Could 2021 be another Schmallenberg year?

In Scotland we have seen cases of congenital deformity in lambs and calves due to in utero Schmallenberg virus (SBV) infection in 2013 and 2017.  There is a theory from other Orthobunyaviruses such as Akabane that they cycle within the population approximately every four years, potentially as a result of variations in herd or flock immunity and also depending on local midge activity.  With that in mind, could 2021 be another year where we see cases?

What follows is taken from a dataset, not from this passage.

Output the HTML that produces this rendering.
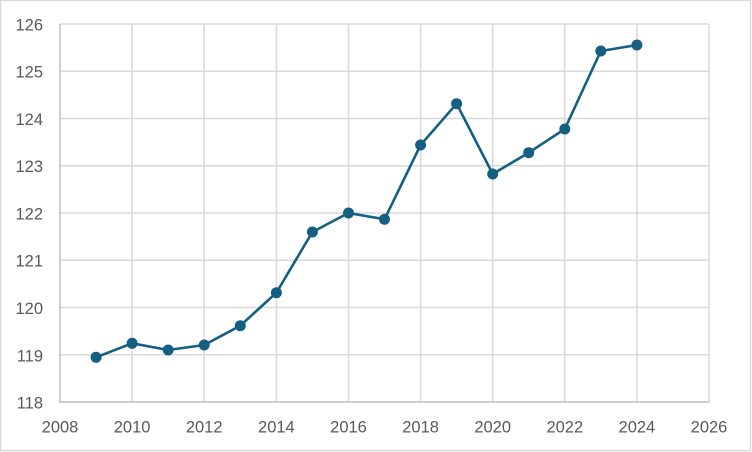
<!DOCTYPE html>
<html><head><meta charset="utf-8"><style>
html,body{margin:0;padding:0;background:#fff;}
svg{display:block;}
text{font-family:"Liberation Sans",sans-serif;font-size:16.5px;fill:#595959;}
</style></head><body>
<svg width="752" height="452" viewBox="0 0 752 452" xmlns="http://www.w3.org/2000/svg">
<rect x="0.5" y="0.5" width="750" height="450" fill="#fff" stroke="#d9d9d9" stroke-width="1.5"/>
<g stroke="#d9d9d9" stroke-width="1.5">
<line x1="60" y1="24" x2="709" y2="24"/>
<line x1="60" y1="71.25" x2="709" y2="71.25"/>
<line x1="60" y1="118.5" x2="709" y2="118.5"/>
<line x1="60" y1="165.75" x2="709" y2="165.75"/>
<line x1="60" y1="213" x2="709" y2="213"/>
<line x1="60" y1="260.25" x2="709" y2="260.25"/>
<line x1="60" y1="307.5" x2="709" y2="307.5"/>
<line x1="60" y1="354.75" x2="709" y2="354.75"/>
<line x1="132.1" y1="24" x2="132.1" y2="402"/>
<line x1="204.2" y1="24" x2="204.2" y2="402"/>
<line x1="276.4" y1="24" x2="276.4" y2="402"/>
<line x1="348.5" y1="24" x2="348.5" y2="402"/>
<line x1="420.6" y1="24" x2="420.6" y2="402"/>
<line x1="492.7" y1="24" x2="492.7" y2="402"/>
<line x1="564.8" y1="24" x2="564.8" y2="402"/>
<line x1="636.9" y1="24" x2="636.9" y2="402"/>
<line x1="709" y1="24" x2="709" y2="402"/>
</g>
<g stroke="#bfbfbf" stroke-width="1.5">
<line x1="60" y1="24" x2="60" y2="402.7"/>
<line x1="59.3" y1="402" x2="709" y2="402"/>
</g>
<g text-anchor="end">
<text x="43" y="30.5">126</text>
<text x="43" y="77.7">125</text>
<text x="43" y="125">124</text>
<text x="43" y="172.2">123</text>
<text x="43" y="219.5">122</text>
<text x="43" y="266.7">121</text>
<text x="43" y="314">120</text>
<text x="43" y="361.5">119</text>
<text x="43" y="408.7">118</text>
</g>
<g text-anchor="middle">
<text x="60" y="432.7">2008</text>
<text x="132.1" y="432.7">2010</text>
<text x="204.2" y="432.7">2012</text>
<text x="276.4" y="432.7">2014</text>
<text x="348.5" y="432.7">2016</text>
<text x="420.6" y="432.7">2018</text>
<text x="492.7" y="432.7">2020</text>
<text x="564.8" y="432.7">2022</text>
<text x="636.9" y="432.7">2024</text>
<text x="709" y="432.7">2026</text>
</g>
<polyline fill="none" stroke="#156082" stroke-width="2.6" stroke-linejoin="round" points="96.1,357.3 132.1,343.3 168.2,350 204.2,345 240.3,325.7 276.4,292.7 312.4,232 348.5,213 384.5,219.3 420.6,145 456.6,103.7 492.7,174 528.7,152.7 564.8,129 600.8,51 636.9,45"/>
<g fill="#156082">
<circle cx="96.1" cy="357.3" r="5.5"/>
<circle cx="132.1" cy="343.3" r="5.5"/>
<circle cx="168.2" cy="350" r="5.5"/>
<circle cx="204.2" cy="345" r="5.5"/>
<circle cx="240.3" cy="325.7" r="5.5"/>
<circle cx="276.4" cy="292.7" r="5.5"/>
<circle cx="312.4" cy="232" r="5.5"/>
<circle cx="348.5" cy="213" r="5.5"/>
<circle cx="384.5" cy="219.3" r="5.5"/>
<circle cx="420.6" cy="145" r="5.5"/>
<circle cx="456.6" cy="103.7" r="5.5"/>
<circle cx="492.7" cy="174" r="5.5"/>
<circle cx="528.7" cy="152.7" r="5.5"/>
<circle cx="564.8" cy="129" r="5.5"/>
<circle cx="600.8" cy="51" r="5.5"/>
<circle cx="636.9" cy="45" r="5.5"/>
</g>
</svg>
</body></html>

So far looking at blood samples received through the autumn of 2020 we have no conclusive serological evidence to suggest that SBV has been circulating.  However we can not rule this out with confidence. The early lambing sheep flocks lambing from now on provide the first opportunity to consider the potential impact of in utero SBV infection.  As the congenital deformities frequently lead to dystocia practitioners are very likely to see suspect cases, especially in high value pedigree sheep flocks. 

Foetal deformities have included:

  • Arthrogryposis of varying severities
  • Scoliosis/kyphosis
  • Torticollis
  • Small brains
  • Cerebellar hypoplasia
  • Hydranencephaly
  • Narrowing of the spinal cord
SRUC Veterinary Services reviewed 31 cases of congenital deformity in calves and lambs received in 2017 as suspect SBV cases identified the following: 
  • 8 cases were confirmed as being caused by in utero SBV infection
  • 15 cases showed arthrogryposis or CNS pathology like SBV cases but the cause was consistent with either a genetic defect or exposure to a teratogen in utero and not SBV
  • 8 cases showed pathology that was not consistent with SBV exposure


The main take home message here is that in many deformed calves and lambs that may look like suspect SBV cases, the deformity is actually as a result of something else and not SBV.  Obtaining an accurate diagnosis is therefore very important. For calves the most useful samples to collect are umbilical cord, amniotic fluid and spinal cord.  Testing foetal fluid/blood for SBV antibodies is also useful particularly as some calves are virus negative at birth. We only made a small number of diagnoses in lambs and brain proved a useful tissue to test.  Information in the literature suggests that umbilical cord, amniotic fluid and spinal cord will also be useful in lambs. 

Given that the seroprevalence of SBV is thought to be relatively low in our area, maternal serology is also a useful, indicative diagnostic test.